Fresh Thought Needed for the Middle East

 

My wife, a Palestinian born soon after the Israeli army occupied her side of Jerusalem, likes to collect artifacts from pre-1948 Palestine. Among her favorite relics are coins from the British Mandate period (1922 – 1948). For me these coins are extraordinary because they have the word “Palestine” inscribed three times on them: in Arabic, in Hebrew and in English. I pass my thumb over the lettering and cannot fathom, after this year of Intifada, how the language of these two warring peoples could have ever found their way onto the same face of a national coin. I don’t know what life was like during the British Mandate; I don’t know whether or not these inscriptions suggest a falsely idyllic picture of the past, but I do know that for my wife they represent a symbol of what the future should look like. She is not alone, there are Jewish groups, (Junity – www.junity.org) and Palestinian groups, (the Alternative Palestinian Agenda – www.ap-agenda.org), that share her vision of a working relationship between the Israelis and the Palestinians – a relationship based on a just resolution to past grievances.

As one might imagine, these groups do not have the blessing of the extremists, but their most formidable adversary is the American media. The mainstream American media seems to have a distinctly anti-Palestinian agenda; they repeatedly publish articles about the Israeli/Palestinian conflict that present a distorted picture of the two peoples. A recent example of this is a series of emails written to family and friends by California rabbi Daniel Gordis – they appeared in the New York Times Magazine. At first Gordis appears sympathetic: he makes the poignant observation that Israeli Arab students are forced to study Bialik and other Zionist poets but are not allowed to study Mahmoud Darwish, the Palestinian national poet.

I read on, thinking that the rabbi’s indignation at this injustice will lead him to do something about it. But in the next email, Gordis doesn’t know what to tell his daughter when she objects to organized meetings with Arab students from a local school. She has “nothing to talk to them abouté and they can’t stand us. So why bother?” Instead of reiterating (to us and to his own daughter) that the two communities know tragically little about one another and it is for this reason that they have nothing to talk about, Gordis wrings his hands and laments the truth of his daughters position.

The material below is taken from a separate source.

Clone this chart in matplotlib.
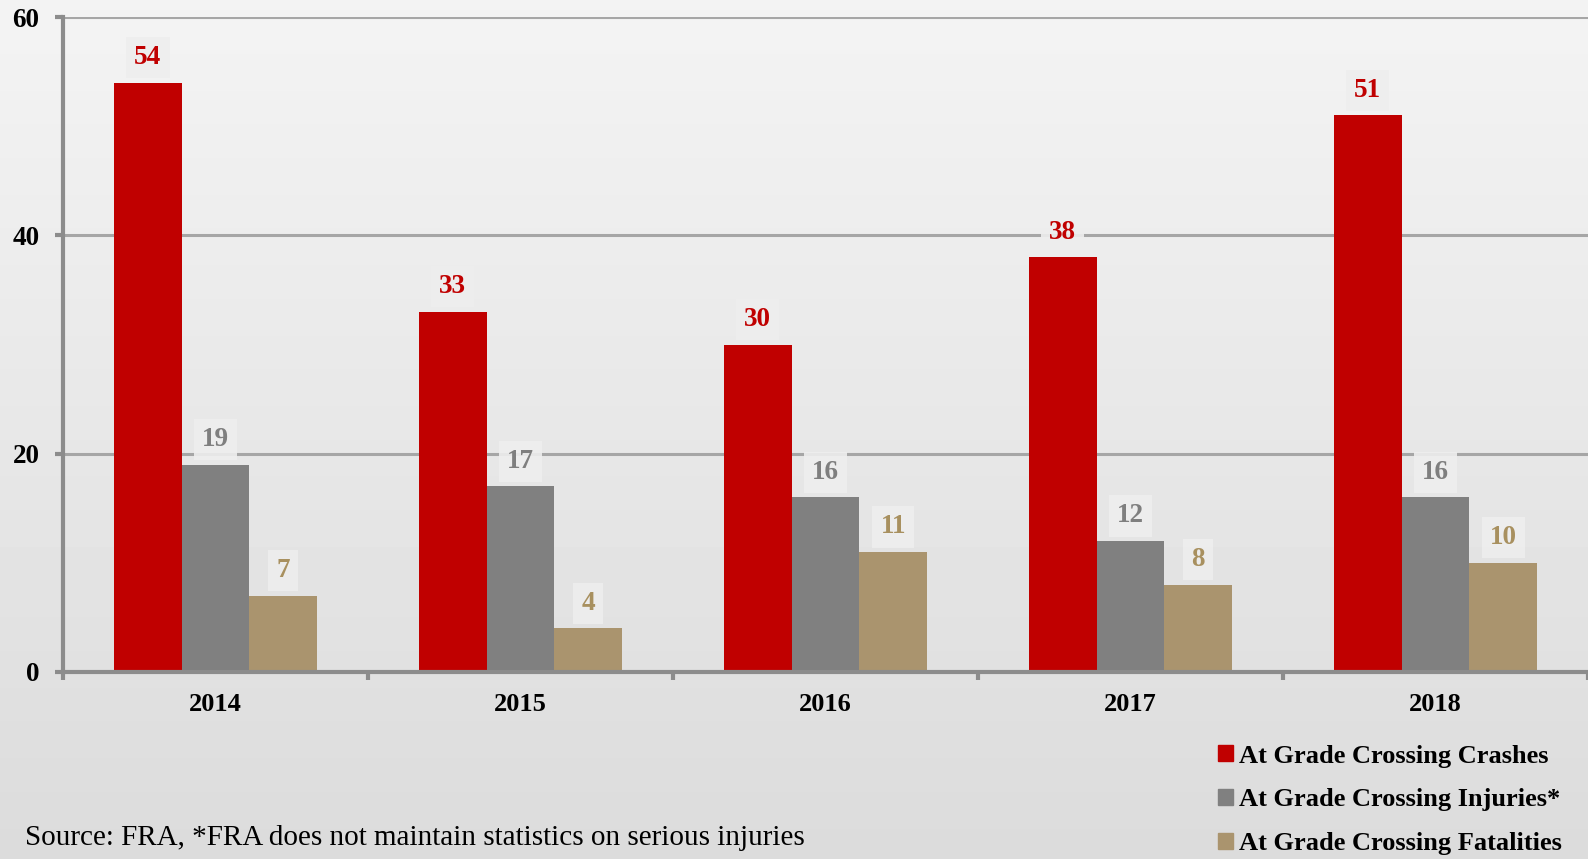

He sites, as argument for this complacency, the “daily Israeli death toll” Another email arrives after a trip to Rabin Square where Gordis ponders Rabin’s unfortunate legacy: Oslo. He writes that, because of Oslo, “the Palestinians are armed, organized, legitimate,” and I have to wonder here if Gordis really meant to imply that Oslo invented Palestinians. Are there still American Jews who think, or want to believe, that the pre-Israel Palestine was a land without people? The current Intifada is not, according to Gordis, about the occupied territories. Rather, it is about the very existence of the Jewish people – the Arabs, in other words, are determined to push the Jews into the sea.

The image of waves of Israelis being literally driven into the Mediterranean by fictitious Arab armies is meant to horrify Americans with visions of the European Holocaust and to thereby distract them from the issues. This is precisely what Ariel Sharon is doing when he complains that the U.S. is now engaging with the Arabs in a way that he says is the kind of “appeasement” that led to World War II. This Holocaust card is the last ditch defense for the Israeli occupation. And Rabbi Gordis plays this card when he says that he fears the “whole enterprise” (Israel) will fall apart: “people leaving, the world turning against usé”

What I suggest to Rabbi Gordis, and to every Israeli who says they want peace, is this: if he is not willing to take a stand for justice, to insist, for starters, that the local schools teach Palestinian history and culture – if he is not willing to work toward a just solution for all those who people the land, then he should join the parting throngs and leave the grueling work of peace-making to those Jews and Arabs who are up to the task. They will eventually find a solution, and it won’t include anybody being pushed into a sea. But Oslo is dead and fresh recipes for peace and justice and fresh ways of thinking are needed. Any help from God or luck will also be welcome, but no matter how you toss the coin, the region will be peopled and shared by Jews and Palestinians.